_Exercise_
Produce an exact copy of the lines below that run from the line containing "Clone this diagram in TikZ." to the line containing "(752,17) -- (588,17);", inclusive; any picture is omitted.

_Records for this task_
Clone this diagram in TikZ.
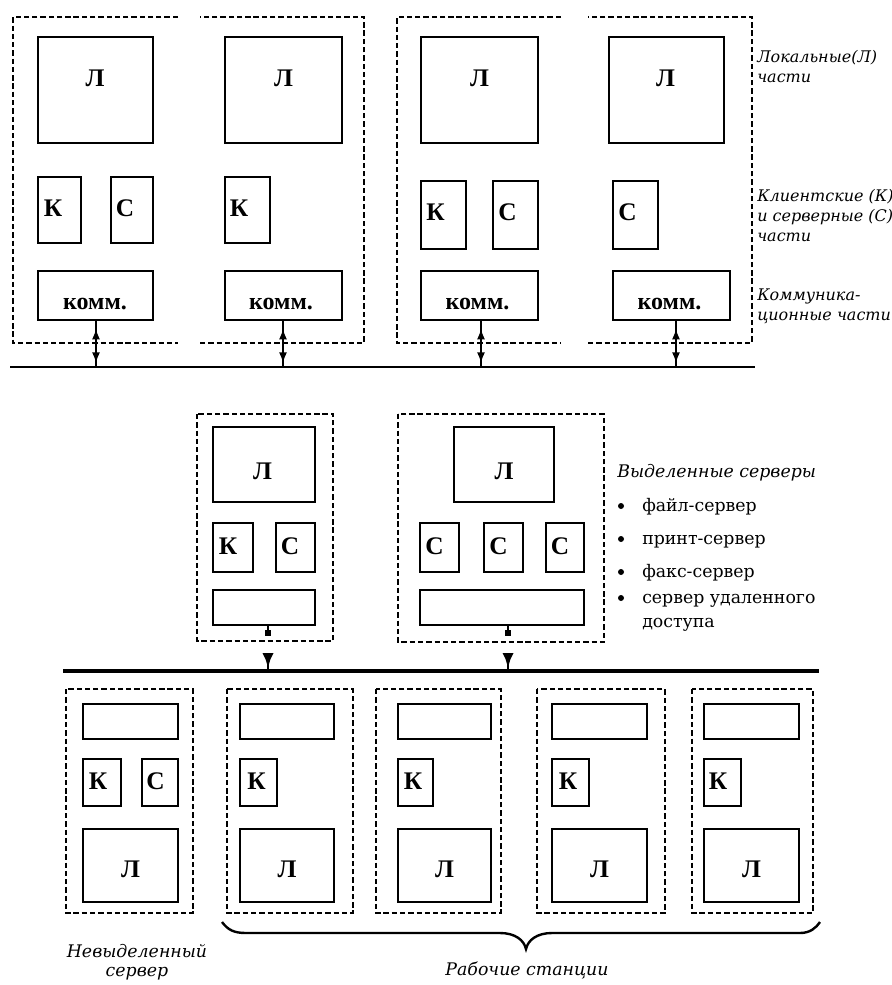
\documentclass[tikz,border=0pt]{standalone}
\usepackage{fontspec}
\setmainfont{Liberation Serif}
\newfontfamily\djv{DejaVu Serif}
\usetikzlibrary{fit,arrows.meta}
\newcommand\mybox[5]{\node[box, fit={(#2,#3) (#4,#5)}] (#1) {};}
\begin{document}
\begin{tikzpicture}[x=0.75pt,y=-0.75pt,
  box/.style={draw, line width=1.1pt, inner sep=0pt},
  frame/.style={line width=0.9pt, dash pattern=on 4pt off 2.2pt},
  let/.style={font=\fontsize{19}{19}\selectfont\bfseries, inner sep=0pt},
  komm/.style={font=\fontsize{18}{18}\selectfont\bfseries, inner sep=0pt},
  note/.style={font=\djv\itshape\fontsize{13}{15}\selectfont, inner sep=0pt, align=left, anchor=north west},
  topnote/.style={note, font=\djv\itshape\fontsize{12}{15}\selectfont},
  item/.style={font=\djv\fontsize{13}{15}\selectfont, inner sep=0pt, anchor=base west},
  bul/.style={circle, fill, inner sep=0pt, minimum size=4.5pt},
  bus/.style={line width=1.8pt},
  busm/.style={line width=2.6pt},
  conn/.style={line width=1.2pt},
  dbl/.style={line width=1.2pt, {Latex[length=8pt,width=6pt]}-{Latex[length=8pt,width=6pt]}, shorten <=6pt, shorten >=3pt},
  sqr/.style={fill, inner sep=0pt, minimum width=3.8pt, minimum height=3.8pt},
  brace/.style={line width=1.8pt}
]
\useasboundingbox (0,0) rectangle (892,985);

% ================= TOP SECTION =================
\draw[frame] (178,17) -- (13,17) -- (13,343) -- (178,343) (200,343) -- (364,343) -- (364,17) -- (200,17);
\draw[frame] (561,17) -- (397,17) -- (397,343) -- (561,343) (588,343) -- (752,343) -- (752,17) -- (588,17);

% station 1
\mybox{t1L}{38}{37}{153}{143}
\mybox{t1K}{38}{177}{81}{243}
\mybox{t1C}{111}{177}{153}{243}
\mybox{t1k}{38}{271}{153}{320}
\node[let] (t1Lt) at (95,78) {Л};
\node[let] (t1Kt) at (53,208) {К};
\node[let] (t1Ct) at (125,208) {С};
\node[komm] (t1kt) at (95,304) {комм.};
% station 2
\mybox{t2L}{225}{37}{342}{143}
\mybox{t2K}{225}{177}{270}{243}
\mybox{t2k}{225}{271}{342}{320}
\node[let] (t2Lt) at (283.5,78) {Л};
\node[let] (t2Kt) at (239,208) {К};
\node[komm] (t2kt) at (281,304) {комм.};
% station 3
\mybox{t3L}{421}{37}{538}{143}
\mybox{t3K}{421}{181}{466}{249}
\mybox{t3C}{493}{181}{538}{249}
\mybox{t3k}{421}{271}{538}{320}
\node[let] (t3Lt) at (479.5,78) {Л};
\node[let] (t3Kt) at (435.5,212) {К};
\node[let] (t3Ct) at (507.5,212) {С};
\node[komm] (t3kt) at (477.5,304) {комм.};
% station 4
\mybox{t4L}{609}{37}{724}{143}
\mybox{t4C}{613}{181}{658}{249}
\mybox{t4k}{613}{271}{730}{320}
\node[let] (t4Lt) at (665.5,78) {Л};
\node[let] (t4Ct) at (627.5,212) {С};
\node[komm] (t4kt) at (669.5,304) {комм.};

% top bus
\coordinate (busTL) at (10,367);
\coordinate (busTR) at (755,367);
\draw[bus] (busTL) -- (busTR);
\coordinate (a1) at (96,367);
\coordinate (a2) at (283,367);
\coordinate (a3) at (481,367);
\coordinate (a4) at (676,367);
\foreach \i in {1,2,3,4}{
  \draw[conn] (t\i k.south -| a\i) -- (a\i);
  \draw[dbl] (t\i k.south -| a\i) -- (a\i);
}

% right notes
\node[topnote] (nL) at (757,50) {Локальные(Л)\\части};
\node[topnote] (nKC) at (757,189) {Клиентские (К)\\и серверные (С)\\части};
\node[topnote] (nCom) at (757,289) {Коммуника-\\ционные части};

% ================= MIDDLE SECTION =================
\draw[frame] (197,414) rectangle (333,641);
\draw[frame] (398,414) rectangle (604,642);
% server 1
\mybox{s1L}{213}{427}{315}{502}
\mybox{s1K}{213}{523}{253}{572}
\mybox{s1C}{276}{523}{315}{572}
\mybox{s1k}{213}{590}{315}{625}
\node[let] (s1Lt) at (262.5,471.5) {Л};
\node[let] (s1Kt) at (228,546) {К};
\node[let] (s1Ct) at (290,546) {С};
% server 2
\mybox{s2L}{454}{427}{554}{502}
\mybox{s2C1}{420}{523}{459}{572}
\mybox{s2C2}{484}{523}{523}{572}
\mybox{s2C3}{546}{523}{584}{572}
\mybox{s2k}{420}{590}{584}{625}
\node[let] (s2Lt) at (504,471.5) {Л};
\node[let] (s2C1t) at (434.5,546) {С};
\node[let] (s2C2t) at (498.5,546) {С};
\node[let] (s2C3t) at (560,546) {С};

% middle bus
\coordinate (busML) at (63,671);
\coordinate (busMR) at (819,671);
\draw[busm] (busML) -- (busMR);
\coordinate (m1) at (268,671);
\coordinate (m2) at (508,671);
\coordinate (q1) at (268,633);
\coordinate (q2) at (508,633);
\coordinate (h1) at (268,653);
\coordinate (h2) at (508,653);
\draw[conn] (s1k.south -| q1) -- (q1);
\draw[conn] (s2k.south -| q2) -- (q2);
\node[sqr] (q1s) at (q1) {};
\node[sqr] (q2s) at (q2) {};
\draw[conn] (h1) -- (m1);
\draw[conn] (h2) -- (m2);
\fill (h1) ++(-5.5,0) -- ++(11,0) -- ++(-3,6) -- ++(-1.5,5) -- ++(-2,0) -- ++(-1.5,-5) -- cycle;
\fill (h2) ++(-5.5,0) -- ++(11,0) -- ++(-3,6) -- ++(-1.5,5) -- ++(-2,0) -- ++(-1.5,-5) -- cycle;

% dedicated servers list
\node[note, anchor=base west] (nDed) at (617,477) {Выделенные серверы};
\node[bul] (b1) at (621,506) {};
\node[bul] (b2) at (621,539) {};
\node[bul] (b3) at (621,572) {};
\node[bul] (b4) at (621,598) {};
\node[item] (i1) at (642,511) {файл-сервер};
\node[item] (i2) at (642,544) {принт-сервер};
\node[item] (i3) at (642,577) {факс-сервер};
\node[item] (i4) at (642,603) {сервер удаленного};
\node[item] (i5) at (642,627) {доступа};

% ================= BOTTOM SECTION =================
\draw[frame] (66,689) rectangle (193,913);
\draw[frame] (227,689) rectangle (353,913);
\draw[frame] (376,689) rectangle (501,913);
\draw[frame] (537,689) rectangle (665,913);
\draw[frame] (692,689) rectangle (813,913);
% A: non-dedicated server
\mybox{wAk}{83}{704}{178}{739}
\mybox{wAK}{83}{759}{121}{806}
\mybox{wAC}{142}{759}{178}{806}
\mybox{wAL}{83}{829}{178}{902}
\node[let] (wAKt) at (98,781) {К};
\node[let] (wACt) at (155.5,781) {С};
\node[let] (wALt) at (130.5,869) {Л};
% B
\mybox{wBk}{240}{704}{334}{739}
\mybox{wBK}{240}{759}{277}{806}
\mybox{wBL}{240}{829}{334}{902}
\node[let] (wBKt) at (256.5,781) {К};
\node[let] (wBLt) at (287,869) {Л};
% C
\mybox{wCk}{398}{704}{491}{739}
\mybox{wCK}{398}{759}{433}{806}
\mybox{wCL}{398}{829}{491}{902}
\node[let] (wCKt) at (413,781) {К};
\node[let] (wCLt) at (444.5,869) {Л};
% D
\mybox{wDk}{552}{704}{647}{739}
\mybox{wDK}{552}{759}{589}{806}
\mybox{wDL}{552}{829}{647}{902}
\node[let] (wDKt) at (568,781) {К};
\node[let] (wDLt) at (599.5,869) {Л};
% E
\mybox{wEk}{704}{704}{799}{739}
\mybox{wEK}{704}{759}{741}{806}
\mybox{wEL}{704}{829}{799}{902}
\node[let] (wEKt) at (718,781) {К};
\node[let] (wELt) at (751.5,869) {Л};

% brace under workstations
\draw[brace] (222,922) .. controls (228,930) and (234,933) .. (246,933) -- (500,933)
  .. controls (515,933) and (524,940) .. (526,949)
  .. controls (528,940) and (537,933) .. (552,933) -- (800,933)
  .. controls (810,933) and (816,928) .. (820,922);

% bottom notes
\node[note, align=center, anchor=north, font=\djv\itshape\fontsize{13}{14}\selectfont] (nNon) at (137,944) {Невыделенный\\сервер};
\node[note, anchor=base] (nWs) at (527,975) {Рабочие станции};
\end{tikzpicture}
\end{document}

...

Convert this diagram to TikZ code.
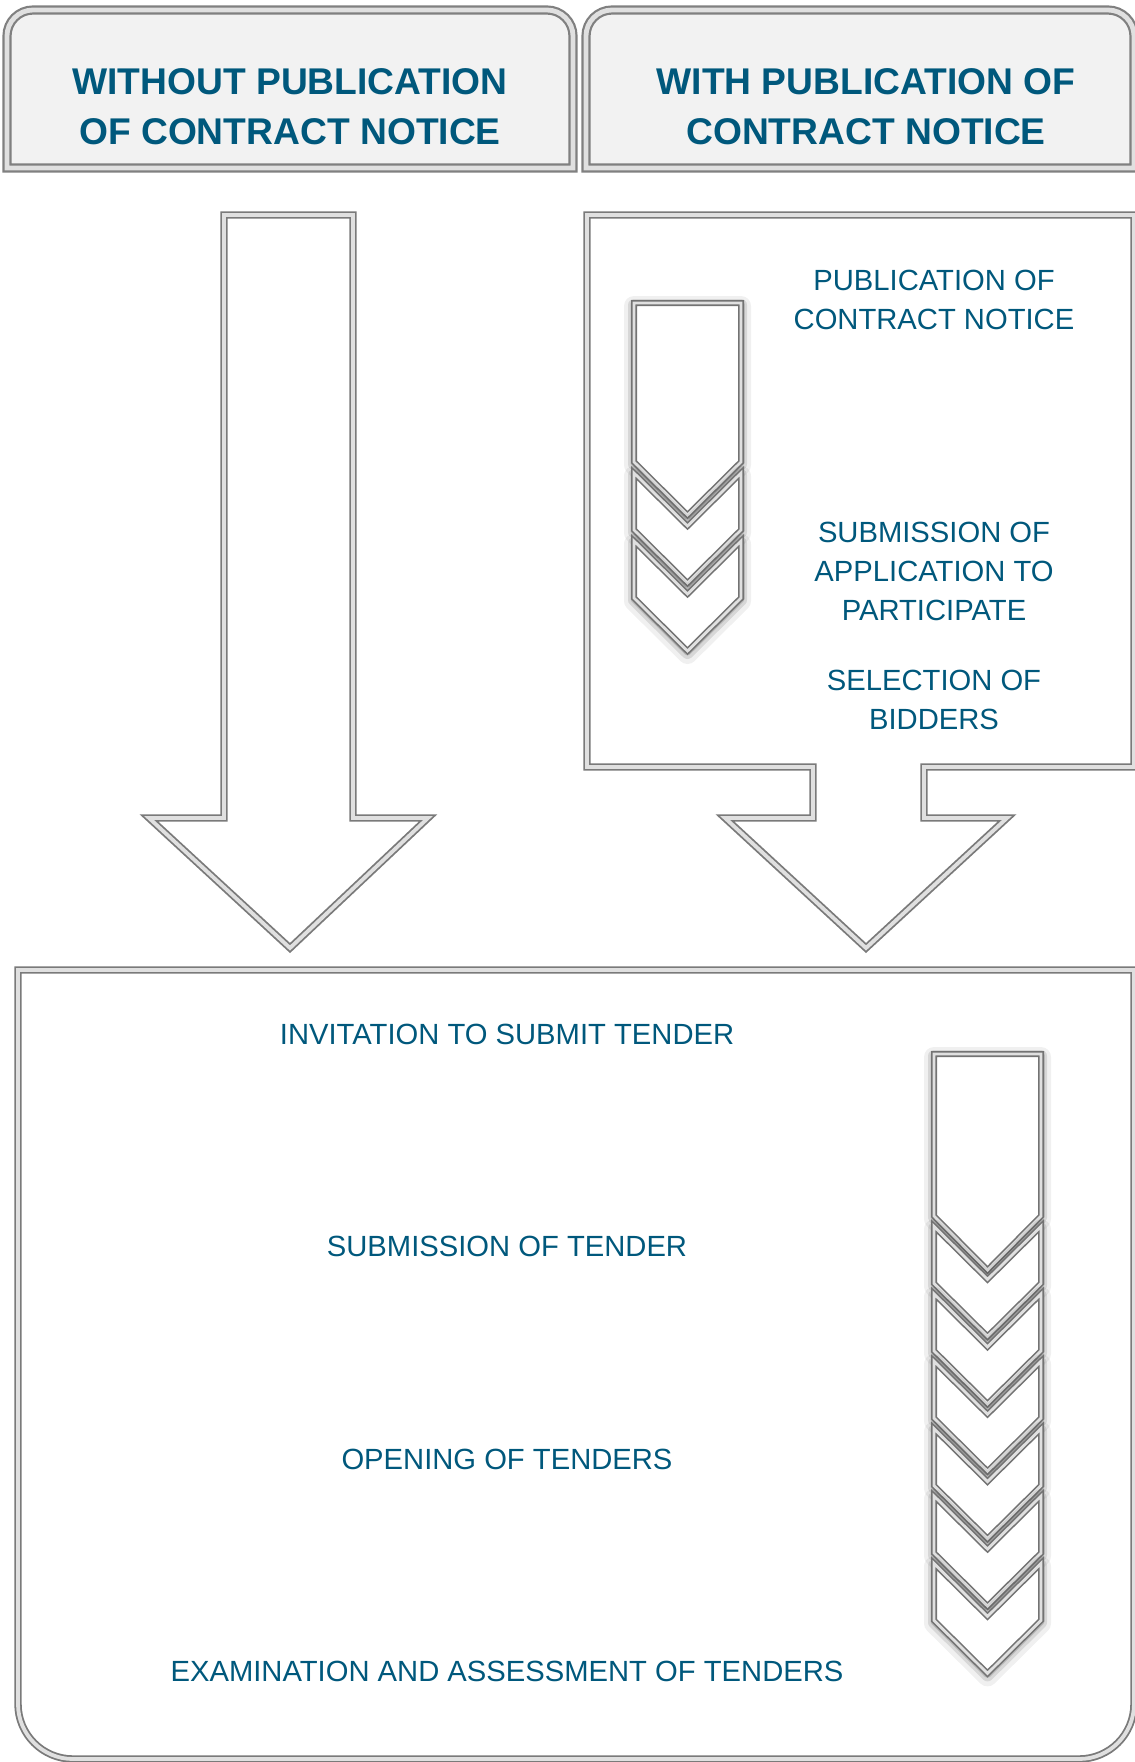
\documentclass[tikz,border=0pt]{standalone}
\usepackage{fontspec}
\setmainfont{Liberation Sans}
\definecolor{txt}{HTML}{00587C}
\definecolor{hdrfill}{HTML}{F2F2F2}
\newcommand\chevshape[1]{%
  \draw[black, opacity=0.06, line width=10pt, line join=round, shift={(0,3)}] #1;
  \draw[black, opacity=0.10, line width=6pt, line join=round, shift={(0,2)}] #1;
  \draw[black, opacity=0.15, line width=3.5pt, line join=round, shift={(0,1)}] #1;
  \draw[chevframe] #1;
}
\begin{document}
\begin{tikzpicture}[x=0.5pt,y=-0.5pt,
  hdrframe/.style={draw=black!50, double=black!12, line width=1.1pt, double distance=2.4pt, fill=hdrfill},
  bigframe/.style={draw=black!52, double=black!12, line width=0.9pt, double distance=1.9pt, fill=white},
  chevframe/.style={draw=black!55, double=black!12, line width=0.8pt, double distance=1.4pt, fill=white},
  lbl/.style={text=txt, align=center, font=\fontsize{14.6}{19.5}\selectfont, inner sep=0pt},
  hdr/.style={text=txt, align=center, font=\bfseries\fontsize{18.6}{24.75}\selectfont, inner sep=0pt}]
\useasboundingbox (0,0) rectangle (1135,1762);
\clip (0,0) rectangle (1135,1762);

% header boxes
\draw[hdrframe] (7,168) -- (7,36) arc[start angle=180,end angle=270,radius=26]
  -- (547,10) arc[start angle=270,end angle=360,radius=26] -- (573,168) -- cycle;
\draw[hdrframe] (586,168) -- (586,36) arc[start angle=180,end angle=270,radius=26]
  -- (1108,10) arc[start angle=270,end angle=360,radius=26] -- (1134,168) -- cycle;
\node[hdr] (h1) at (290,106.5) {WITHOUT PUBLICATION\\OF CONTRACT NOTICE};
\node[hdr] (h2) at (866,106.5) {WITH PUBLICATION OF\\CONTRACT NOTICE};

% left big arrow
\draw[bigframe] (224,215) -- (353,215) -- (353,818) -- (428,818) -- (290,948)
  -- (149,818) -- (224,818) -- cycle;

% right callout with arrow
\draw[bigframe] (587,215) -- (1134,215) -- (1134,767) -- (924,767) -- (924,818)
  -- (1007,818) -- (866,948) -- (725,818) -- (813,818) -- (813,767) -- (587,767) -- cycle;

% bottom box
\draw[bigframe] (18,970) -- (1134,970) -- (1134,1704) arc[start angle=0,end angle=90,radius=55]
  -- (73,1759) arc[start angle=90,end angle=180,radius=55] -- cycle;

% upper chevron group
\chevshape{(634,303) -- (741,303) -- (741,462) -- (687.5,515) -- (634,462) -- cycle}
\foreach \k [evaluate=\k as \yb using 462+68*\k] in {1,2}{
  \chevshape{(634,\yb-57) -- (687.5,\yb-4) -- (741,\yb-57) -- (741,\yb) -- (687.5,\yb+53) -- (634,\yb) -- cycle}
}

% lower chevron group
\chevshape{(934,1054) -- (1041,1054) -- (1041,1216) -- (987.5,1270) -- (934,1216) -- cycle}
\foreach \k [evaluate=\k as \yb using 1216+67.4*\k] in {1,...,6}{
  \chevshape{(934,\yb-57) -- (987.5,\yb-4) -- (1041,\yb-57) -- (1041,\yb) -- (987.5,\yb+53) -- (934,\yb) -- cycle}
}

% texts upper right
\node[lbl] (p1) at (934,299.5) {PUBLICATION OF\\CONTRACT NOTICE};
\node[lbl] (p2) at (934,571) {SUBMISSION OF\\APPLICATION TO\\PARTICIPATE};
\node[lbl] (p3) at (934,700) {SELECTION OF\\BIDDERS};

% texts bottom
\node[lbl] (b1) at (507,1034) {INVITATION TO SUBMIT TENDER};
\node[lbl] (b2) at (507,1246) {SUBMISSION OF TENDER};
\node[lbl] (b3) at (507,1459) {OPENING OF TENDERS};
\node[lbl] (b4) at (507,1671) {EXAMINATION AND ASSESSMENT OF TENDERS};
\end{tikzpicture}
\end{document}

...

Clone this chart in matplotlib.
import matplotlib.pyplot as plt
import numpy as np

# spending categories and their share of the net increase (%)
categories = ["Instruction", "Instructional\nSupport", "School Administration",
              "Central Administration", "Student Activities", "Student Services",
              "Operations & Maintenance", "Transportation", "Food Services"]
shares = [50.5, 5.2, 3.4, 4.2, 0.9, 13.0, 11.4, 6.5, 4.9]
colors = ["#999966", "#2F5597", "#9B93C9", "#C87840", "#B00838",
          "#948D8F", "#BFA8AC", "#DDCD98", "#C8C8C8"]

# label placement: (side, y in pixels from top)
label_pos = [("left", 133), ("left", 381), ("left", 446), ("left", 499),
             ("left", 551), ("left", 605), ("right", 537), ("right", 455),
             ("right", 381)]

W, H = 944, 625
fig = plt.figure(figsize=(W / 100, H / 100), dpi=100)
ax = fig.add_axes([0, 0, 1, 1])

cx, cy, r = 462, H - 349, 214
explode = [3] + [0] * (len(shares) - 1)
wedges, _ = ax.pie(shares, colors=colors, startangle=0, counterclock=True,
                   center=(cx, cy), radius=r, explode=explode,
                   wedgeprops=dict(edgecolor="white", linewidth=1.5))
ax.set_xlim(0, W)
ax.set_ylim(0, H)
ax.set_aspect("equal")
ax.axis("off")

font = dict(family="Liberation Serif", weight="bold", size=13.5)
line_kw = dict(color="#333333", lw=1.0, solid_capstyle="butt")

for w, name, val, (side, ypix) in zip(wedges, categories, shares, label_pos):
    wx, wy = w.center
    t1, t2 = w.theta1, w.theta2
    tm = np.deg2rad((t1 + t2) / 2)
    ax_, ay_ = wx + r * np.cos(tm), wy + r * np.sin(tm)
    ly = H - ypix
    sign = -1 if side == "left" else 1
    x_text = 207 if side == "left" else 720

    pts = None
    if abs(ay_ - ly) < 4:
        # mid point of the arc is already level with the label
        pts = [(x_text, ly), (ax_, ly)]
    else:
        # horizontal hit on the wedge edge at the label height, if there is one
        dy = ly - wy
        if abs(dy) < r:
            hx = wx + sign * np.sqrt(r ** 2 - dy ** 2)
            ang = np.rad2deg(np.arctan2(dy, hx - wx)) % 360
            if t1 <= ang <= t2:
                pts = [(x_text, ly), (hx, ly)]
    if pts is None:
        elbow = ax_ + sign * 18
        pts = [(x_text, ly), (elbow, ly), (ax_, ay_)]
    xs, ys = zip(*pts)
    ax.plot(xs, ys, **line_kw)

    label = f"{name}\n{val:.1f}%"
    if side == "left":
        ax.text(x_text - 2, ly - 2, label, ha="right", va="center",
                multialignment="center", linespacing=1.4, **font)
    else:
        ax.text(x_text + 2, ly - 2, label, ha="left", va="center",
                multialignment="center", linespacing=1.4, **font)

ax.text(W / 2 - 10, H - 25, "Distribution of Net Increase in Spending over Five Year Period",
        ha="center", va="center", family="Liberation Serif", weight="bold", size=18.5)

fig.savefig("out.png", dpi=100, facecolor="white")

_Response to this task_
Clone this diagram in TikZ.
\documentclass[tikz,border=0pt]{standalone}
\usepackage{fontspec}
\setmainfont{Liberation Serif}
\newfontfamily\djv{DejaVu Serif}
\usetikzlibrary{fit,arrows.meta}
\newcommand\mybox[5]{\node[box, fit={(#2,#3) (#4,#5)}] (#1) {};}
\begin{document}
\begin{tikzpicture}[x=0.75pt,y=-0.75pt,
  box/.style={draw, line width=1.1pt, inner sep=0pt},
  frame/.style={line width=0.9pt, dash pattern=on 4pt off 2.2pt},
  let/.style={font=\fontsize{19}{19}\selectfont\bfseries, inner sep=0pt},
  komm/.style={font=\fontsize{18}{18}\selectfont\bfseries, inner sep=0pt},
  note/.style={font=\djv\itshape\fontsize{13}{15}\selectfont, inner sep=0pt, align=left, anchor=north west},
  topnote/.style={note, font=\djv\itshape\fontsize{12}{15}\selectfont},
  item/.style={font=\djv\fontsize{13}{15}\selectfont, inner sep=0pt, anchor=base west},
  bul/.style={circle, fill, inner sep=0pt, minimum size=4.5pt},
  bus/.style={line width=1.8pt},
  busm/.style={line width=2.6pt},
  conn/.style={line width=1.2pt},
  dbl/.style={line width=1.2pt, {Latex[length=8pt,width=6pt]}-{Latex[length=8pt,width=6pt]}, shorten <=6pt, shorten >=3pt},
  sqr/.style={fill, inner sep=0pt, minimum width=3.8pt, minimum height=3.8pt},
  brace/.style={line width=1.8pt}
]
\useasboundingbox (0,0) rectangle (892,985);

% ================= TOP SECTION =================
\draw[frame] (178,17) -- (13,17) -- (13,343) -- (178,343) (200,343) -- (364,343) -- (364,17) -- (200,17);
\draw[frame] (561,17) -- (397,17) -- (397,343) -- (561,343) (588,343) -- (752,343) -- (752,17) -- (588,17);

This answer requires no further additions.